▶ _What the task asks_
Repeat everything from the first line of the listing below through the line that contains "anchor=base east] (loadname)", exactly. Leave out pictures.
* start Data excerpt *
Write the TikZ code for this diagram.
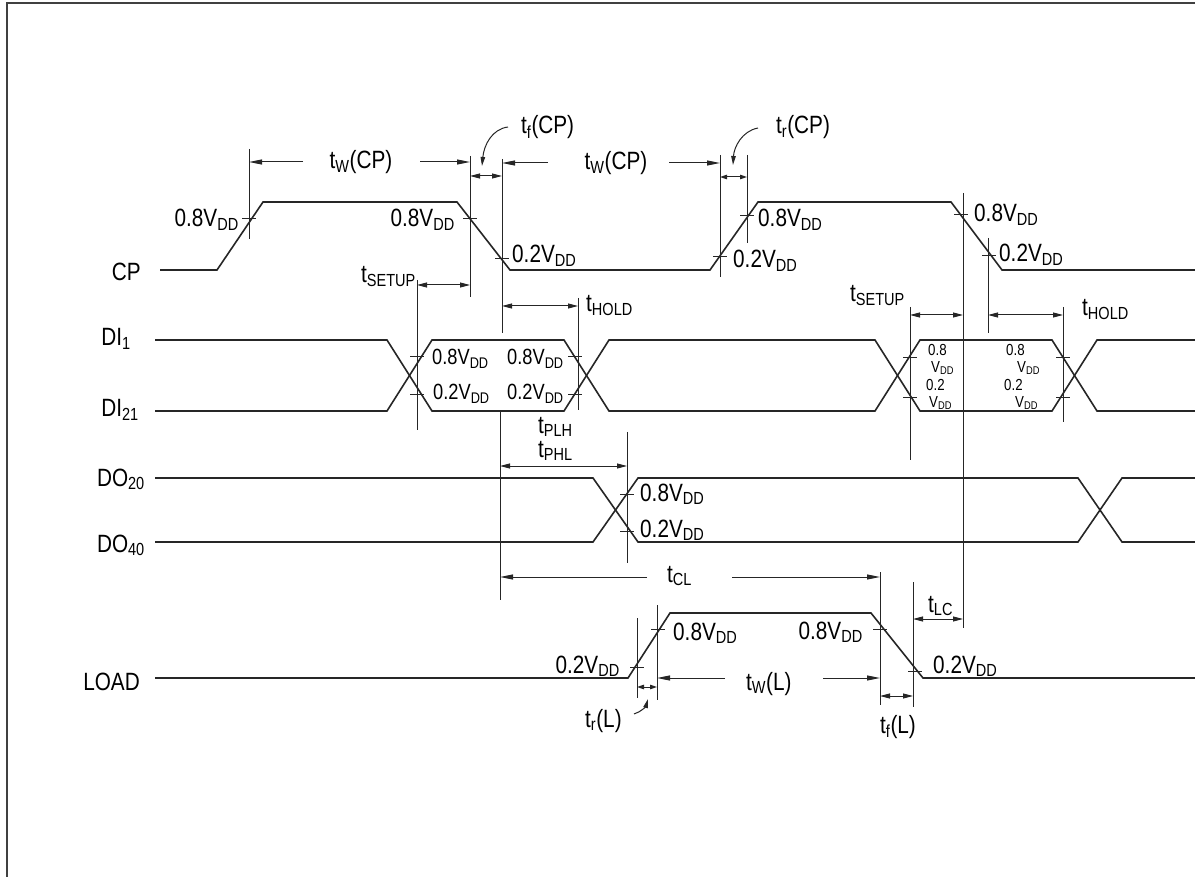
\documentclass[tikz,border=0pt]{standalone}
\usepackage{fontspec}
\setmainfont{Liberation Sans}[FakeStretch=0.83]
\usetikzlibrary{arrows.meta}
\newcommand\vdd{V\textsubscript{DD}}
\newcommand\tickmark[2]{\draw[ext] (#1-7,#2) -- (#1+7,#2);}

\begin{document}
\begin{tikzpicture}[x=1pt, y=-1pt,
  sig/.style={line width=1.6pt, draw=black!85},
  ext/.style={line width=1pt, draw=black!85},
  dim/.style={line width=1pt, draw=black!85, -{Triangle[length=13pt,width=5pt]}},
  ddim/.style={line width=1pt, draw=black!85, {Triangle[length=10pt,width=5pt]}-{Triangle[length=10pt,width=5pt]}},
  sdim/.style={line width=1pt, draw=black!85, {Triangle[length=7pt,width=4.5pt]}-{Triangle[length=7pt,width=4.5pt]}},
  cdim/.style={line width=1pt, draw=black!85, -{Triangle[length=9pt,width=4.5pt]}},
  lbl/.style={inner sep=0pt, font=\fontsize{25}{27}\selectfont},
  sml/.style={inner sep=0pt, font=\fontsize{22}{24}\selectfont},
  stk/.style={inner sep=0pt, align=left, font=\fontsize{16}{17}\selectfont}]
\useasboundingbox (0,0) rectangle (1195,877);
\draw[line width=2pt, black!75] (7,877) -- (7,3) -- (1195,3);

\node[lbl, anchor=base east] (cpname) at (141,281) {CP};
\node[lbl, anchor=base east] (diname1) at (131,346) {DI\textsubscript{1}};
\node[lbl, anchor=base east] (diname2) at (139,417) {DI\textsubscript{21}};
\node[lbl, anchor=base east] (doname1) at (145,486) {DO\textsubscript{20}};
\node[lbl, anchor=base east] (doname2) at (145,552) {DO\textsubscript{40}};
\node[lbl, anchor=base east] (loadname) at (140,690) {LOAD};

% CP
\draw[sig] (160,270) -- (217,270) -- (263,202) -- (457,202) -- (510,270) -- (710,270) -- (758,202) -- (951,202) -- (1002,270) -- (1195,270);
\draw[ext] (249,149) -- (249,239);
\draw[ext] (470,156) -- (470,297);
\draw[ext] (502,159) -- (502,333);
\draw[ext] (720,155) -- (720,277);
\draw[ext] (747,155) -- (747,243);
\draw[ext] (963,193) -- (963,628);
\draw[ext] (988,238) -- (988,333);
\tickmark{249}{219}
\tickmark{470}{219}
\tickmark{502}{259}
\tickmark{720}{257}
\tickmark{747}{216}
\tickmark{961}{215}
\tickmark{989}{256}
\node[lbl, anchor=base east] (cpa) at (239,227) {0.8\vdd};
\node[lbl, anchor=base east] (cpb) at (455,227) {0.8\vdd};
\node[lbl, anchor=base west] (cpc) at (512,263) {0.2\vdd};
\node[lbl, anchor=base west] (cpd) at (733,268) {0.2\vdd};
\node[lbl, anchor=base west] (cpe) at (758,227) {0.8\vdd};
\node[lbl, anchor=base west] (cpf) at (974,222) {0.8\vdd};
\node[lbl, anchor=base west] (cpg) at (999,262) {0.2\vdd};

\draw[dim] (303,162) -- (249,162);
\node[lbl, anchor=base] (twcp1) at (361,169) {t\textsubscript{W}(CP)};
\draw[dim] (420,162) -- (470,162);
\draw[ddim] (470,176) -- (502,176);
\node[lbl, anchor=base west] (tfcp) at (521,134) {t\textsubscript{f}(CP)};
\draw[cdim] (508,127) .. controls (492,129) and (484,145) .. (482,166);
\draw[dim] (548,163) -- (502,163);
\node[lbl, anchor=base] (twcp2) at (616,170) {t\textsubscript{W}(CP)};
\draw[dim] (669,163) -- (720,163);
\draw[sdim] (720,177) -- (747,177);
\node[lbl, anchor=base west] (trcp) at (776,134) {t\textsubscript{r}(CP)};
\draw[cdim] (758,128) .. controls (742,131) and (734,147) .. (733,165);

% setup / hold
\draw[ext] (417,280) -- (417,430);
\draw[ext] (578,298) -- (578,410);
\draw[ddim] (417,285) -- (470,285);
\node[lbl, anchor=base east] (tsu1) at (416,283) {t\textsubscript{SETUP}};
\draw[ddim] (502,306) -- (578,306);
\node[lbl, anchor=base west] (th1) at (586,312) {t\textsubscript{HOLD}};
\draw[ext] (910,307) -- (910,460);
\draw[ext] (1063,307) -- (1063,422);
\draw[ddim] (910,315) -- (963,315);
\node[lbl, anchor=base east] (tsu2) at (905,302) {t\textsubscript{SETUP}};
\draw[ddim] (988,315) -- (1063,315);
\node[lbl, anchor=base west] (th2) at (1082,316) {t\textsubscript{HOLD}};

% DI
\draw[sig] (155,340) -- (387,340) -- (432,411) -- (564,411) -- (609,340) -- (875,340) -- (920,411) -- (1052,411) -- (1097,340) -- (1195,340);
\draw[sig] (155,411) -- (387,411) -- (432,340) -- (564,340) -- (609,411) -- (875,411) -- (920,340) -- (1052,340) -- (1097,411) -- (1195,411);
\tickmark{417}{357}
\tickmark{417}{395}
\tickmark{575}{357}
\tickmark{575}{395}
\tickmark{910}{358}
\tickmark{910}{398}
\tickmark{1063}{358}
\tickmark{1063}{398}
\node[sml, anchor=base west] (dia) at (432,365) {0.8\vdd};
\node[sml, anchor=base west] (dib) at (433,400) {0.2\vdd};
\node[sml, anchor=base west] (dic) at (507,365) {0.8\vdd};
\node[sml, anchor=base west] (did) at (507,400) {0.2\vdd};
\node[stk, anchor=north west] (die) at (928,344) {0.8\\\hspace*{3pt}\vdd};
\node[stk, anchor=north west] (dif) at (926,379) {0.2\\\hspace*{3pt}\vdd};
\node[stk, anchor=north west] (dig) at (1006,344) {0.8\\\hspace*{11pt}\vdd};
\node[stk, anchor=north west] (dih) at (1004,379) {0.2\\\hspace*{11pt}\vdd};

% DO
\draw[ext] (500,412) -- (500,600);
\draw[sig] (155,478) -- (593,478) -- (638,542) -- (1078,542) -- (1122,478) -- (1195,478);
\draw[sig] (155,542) -- (593,542) -- (638,478) -- (1078,478) -- (1122,542) -- (1195,542);
\draw[ext] (627,432) -- (627,563);
\tickmark{627}{494}
\tickmark{627}{531}
\node[lbl, anchor=base west] (doa) at (640,501) {0.8\vdd};
\node[lbl, anchor=base west] (dob) at (640,537) {0.2\vdd};
\draw[ddim] (500,466) -- (627,466);
\node[lbl, anchor=base west] (tplh) at (538,433) {t\textsubscript{PLH}};
\node[lbl, anchor=base west] (tphl) at (538,457) {t\textsubscript{PHL}};
\draw[dim] (647,577) -- (500,577);
\node[lbl, anchor=base west] (tcl) at (667,582) {t\textsubscript{CL}};
\draw[dim] (732,577) -- (880,577);

% LOAD
\draw[sig] (155,678) -- (628,678) -- (670,613) -- (871,613) -- (923,678) -- (1195,678);
\draw[ext] (637,618) -- (637,698);
\draw[ext] (657,605) -- (657,700);
\draw[ext] (880,572) -- (880,705);
\draw[ext] (913,582) -- (913,707);
\tickmark{637}{667}
\tickmark{658}{629}
\tickmark{880}{629}
\tickmark{915}{671}
\node[lbl, anchor=base east] (lda) at (620,673) {0.2\vdd};
\node[lbl, anchor=base west] (ldb) at (673,640) {0.8\vdd};
\node[lbl, anchor=base east] (ldc) at (863,639) {0.8\vdd};
\node[lbl, anchor=base west] (ldd) at (933,673) {0.2\vdd};
\draw[sdim] (637,687) -- (657,687);
\node[lbl, anchor=base west] (trl) at (585,727) {t\textsubscript{r}(L)};
\draw[cdim] (634,714) .. controls (641,712) and (646,706) .. (648,699);
\draw[dim] (725,678) -- (657,678);
\node[lbl, anchor=base west] (twl) at (746,690) {t\textsubscript{W}(L)};
\draw[dim] (823,678) -- (880,678);
\draw[ddim] (880,696) -- (913,696);
\node[lbl, anchor=base west] (tfl) at (880,733) {t\textsubscript{f}(L)};
\draw[ddim] (913,619) -- (963,619);
\node[lbl, anchor=base west] (tlc) at (928,612) {t\textsubscript{LC}};
\end{tikzpicture}
\end{document}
* end Data excerpt *
▶ _Output of the task_
Write the TikZ code for this diagram.
\documentclass[tikz,border=0pt]{standalone}
\usepackage{fontspec}
\setmainfont{Liberation Sans}[FakeStretch=0.83]
\usetikzlibrary{arrows.meta}
\newcommand\vdd{V\textsubscript{DD}}
\newcommand\tickmark[2]{\draw[ext] (#1-7,#2) -- (#1+7,#2);}

\begin{document}
\begin{tikzpicture}[x=1pt, y=-1pt,
  sig/.style={line width=1.6pt, draw=black!85},
  ext/.style={line width=1pt, draw=black!85},
  dim/.style={line width=1pt, draw=black!85, -{Triangle[length=13pt,width=5pt]}},
  ddim/.style={line width=1pt, draw=black!85, {Triangle[length=10pt,width=5pt]}-{Triangle[length=10pt,width=5pt]}},
  sdim/.style={line width=1pt, draw=black!85, {Triangle[length=7pt,width=4.5pt]}-{Triangle[length=7pt,width=4.5pt]}},
  cdim/.style={line width=1pt, draw=black!85, -{Triangle[length=9pt,width=4.5pt]}},
  lbl/.style={inner sep=0pt, font=\fontsize{25}{27}\selectfont},
  sml/.style={inner sep=0pt, font=\fontsize{22}{24}\selectfont},
  stk/.style={inner sep=0pt, align=left, font=\fontsize{16}{17}\selectfont}]
\useasboundingbox (0,0) rectangle (1195,877);
\draw[line width=2pt, black!75] (7,877) -- (7,3) -- (1195,3);

\node[lbl, anchor=base east] (cpname) at (141,281) {CP};
\node[lbl, anchor=base east] (diname1) at (131,346) {DI\textsubscript{1}};
\node[lbl, anchor=base east] (diname2) at (139,417) {DI\textsubscript{21}};
\node[lbl, anchor=base east] (doname1) at (145,486) {DO\textsubscript{20}};
\node[lbl, anchor=base east] (doname2) at (145,552) {DO\textsubscript{40}};
\node[lbl, anchor=base east] (loadname) at (140,690) {LOAD};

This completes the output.